Mining Bitcoin Cash (BCH)

As the largest SHA256 PoW network after Bitcoin, Bitcoin Cash attracts many of the same mining pools. Some of these mine BCH purely for financial reasons, while certain Chinese pools, particularly those controlled by Bitmain, are involved partially for ideological reasons.

A handful of mining operations have introduced a hashrate auto-switch feature, enabling miners to toggle between BCH and BTC using the same algorithm, favouring the more profitable chain. Because the difficulty adjustment for Bitcoin Cash operates a little differently to its parent chain, there will be periods when it is more profitable to mine one or the other. See the ‘Bitcoin Cash Blockchain Overview’ section of Coin Dance to determine which of the two is currently more profitable.

Mining Monero (XMR)

Monero is at the forefront of the wider societal war on privacy, its USP being that all transactions are anonymised by default via its ring signature scheme.

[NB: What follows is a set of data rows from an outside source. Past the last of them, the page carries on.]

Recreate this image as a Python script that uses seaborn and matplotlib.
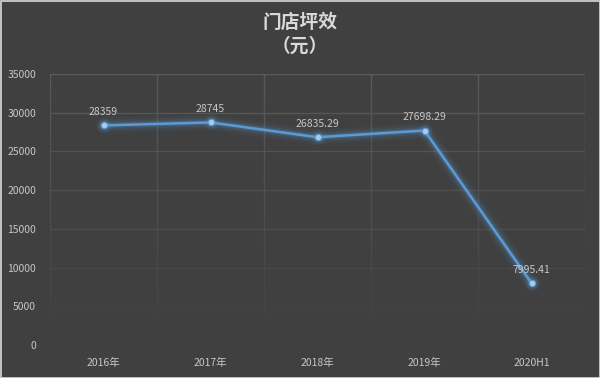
import numpy as np
import pandas as pd
import matplotlib
matplotlib.use("Agg")
import matplotlib.pyplot as plt
import seaborn as sns
from matplotlib.collections import LineCollection

categories = ["2016年", "2017年", "2018年", "2019年", "2020H1"]
values = [28359, 28745, 26835.29, 27698.29, 7995.41]
value_labels = ["28359", "28745", "26835.29", "27698.29", "7995.41"]
yticks = [0, 5000, 10000, 15000, 20000, 25000, 30000, 35000]

sns.set_theme(style="dark")
plt.rcParams['font.family'] = ['Noto Sans CJK SC', 'DejaVu Sans']

BG = "#404040"
GRID = "#5a5a5a"
TXT = "#c8c8c8"
LINE = "#5b9bd5"

fig = plt.figure(figsize=(6, 3.78), dpi=100, facecolor=BG)
ax = fig.add_axes([50/600, 1-345/378, 535/600, (345-74)/378])
ax.set_facecolor(BG)
for s in ax.spines.values():
    s.set_visible(False)

ax.set_xlim(-0.5, 4.5)
ax.set_ylim(0, 35000)

# fading gridlines
def alpha_at(y):
    return float(np.clip((y - 2000) / 33000, 0, 1)) ** 0.8

for yv in yticks[1:]:
    ax.axhline(yv, color=GRID, lw=1, alpha=alpha_at(yv), zorder=0)
ys = np.linspace(0, 35000, 60)
for xv in np.arange(-0.5, 5.0, 1.0):
    segs = [[(xv, ys[i]), (xv, ys[i+1])] for i in range(len(ys)-1)]
    alphas = [alpha_at(ys[i+1]) for i in range(len(ys)-1)]
    cols = [matplotlib.colors.to_rgba(GRID, a) for a in alphas]
    ax.add_collection(LineCollection(segs, colors=cols, linewidths=1, zorder=0))

df = pd.DataFrame({"cat": categories, "val": values, "x": range(len(categories))})

# glow
for lw, a in [(11, 0.05), (8, 0.07), (5.5, 0.11), (3.5, 0.16)]:
    ax.plot(df["x"], df["val"], color=LINE, lw=lw, alpha=a, solid_capstyle="round", zorder=2)
    ax.scatter(df["x"], df["val"], s=lw*12, color=LINE, alpha=a, lw=0, zorder=2)
sns.lineplot(data=df, x="x", y="val", ax=ax, color=LINE, lw=1.8, marker="o",
             markersize=4.5, markerfacecolor="#a9c9e8", markeredgecolor=LINE,
             markeredgewidth=0.6, zorder=3)

for xi, v, lab in zip(df["x"], values, value_labels):
    ax.annotate(lab, (xi, v), xytext=(0, 6), textcoords="offset points",
                ha="center", va="bottom", color=TXT, fontsize=7.5)

ax.set_xticks(range(len(categories)))
ax.set_xticklabels(categories)
ax.set_yticks(yticks)
ax.set_yticklabels([str(t) for t in yticks])
ax.tick_params(axis="both", colors=TXT, labelsize=7.5, length=0)
ax.tick_params(axis="y", pad=10)
ax.tick_params(axis="x", pad=9)
ax.set_xlabel("")
ax.set_ylabel("")
ax.grid(False)

fig.text(0.5, 1-22/378, "门店坪效", ha="center", va="center", color="#d9d9d9",
         fontsize=13.5, fontweight="bold")
fig.text(0.5, 1-46/378, "（元）", ha="center", va="center", color="#d9d9d9",
         fontsize=13.5, fontweight="bold")

border = plt.Rectangle((0.5/600, 0.5/378), 1-1/600, 1-1/378, transform=fig.transFigure,
                       fill=False, edgecolor="#d9d9d9", lw=1.2)
fig.add_artist(border)

fig.savefig("out.png", dpi=100, facecolor=BG)
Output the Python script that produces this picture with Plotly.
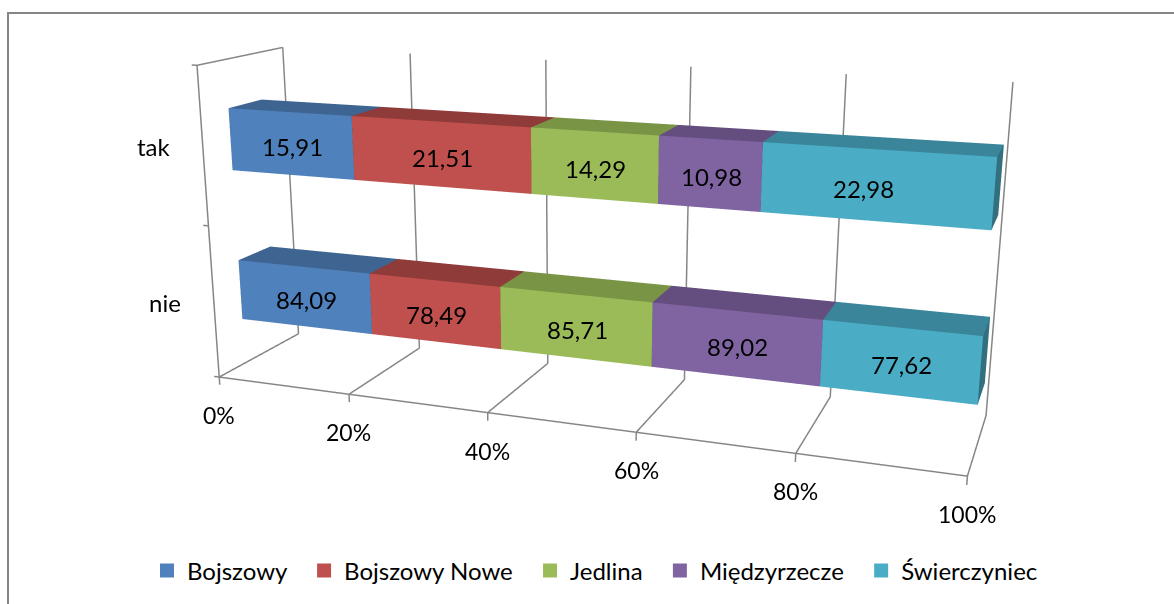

Monero’s block reward isn’t subject to any future halvings; rather it is subject to ‘tail emission’ which sees the reward taper off over time. It’s still possible to mine Monero using GPU and CPU, with the algorithm periodically altered to prevent dedicated ASIC miners being developed to extract XMR.

Mining Ethereum (ETH)

The second largest cryptocurrency by market cap, smart contract platform Ethereum is an attractive proposition for miners for much the same reason as bitcoin; its native token has deep liquidity, genuine utility, and tends to hold its value better than lower cap PoW coins.

Unlike the Bitcoin network, it is still possible for GPU miners to earn newly-minted Ether – but given that Ethereum is transitioning towards Proof of Stake, mining opportunities will eventually be phased out.

Mining Horizen (ZEN)

Previously known as ZenCash, Horizen was only launched in 2017 but has quickly become a favourite of crypto miners due to its regular block rewards (2.5 minutes). A privacy-focused blockchain, this hard fork of Zclassic also employs an ASIC-resistant hashing algorithm, meaning the little guys can mine with GPU just like the good old days. Just don’t expect to get rich if you’re solo mining with a handful of GPUs; even the smaller cap cryptocurrencies such as Horizen command a formidable hashrate.

Mining ZCash (ZEC)

Privacy-focused virtual currencies skew predominantly towards Proof of Work. As with Horizen and Monero, it’s possible to mine ZEC with a CPU or GPU due to its Equihash algorithm. Blocks are created every 2.5 minutes, and similar to Bitcoin, rewards halve every four years, starting from 2016.

Major mining pool Poolin currently generates a large share of ZEC hashrate, at around 34%. With ZCash due to undergo its next halving in late 2020, it may be a good time to start mining the opt-in privacy coin.

Pick your network wisely

The important thing to remember with any of the above cryptocurrencies, and the many more mineable PoW coins out there, is that profitability is not guaranteed so it’s all about weighing the odds in your favour with your setup and maintaining a watchful gaze over the market.

Just because a coin is profitable at the moment doesn’t mean it will be long-term, or even mid-term. Use an online mining profitability calculator to determine the most lucrative network and when the going gets tough and the difficulty ramps up, don’t be afraid to jump ship.

If mining crypto yourself really isn't your bag the alternative is to join a bitcoin mining pool and generating a smaller yield but without any of the technical downside.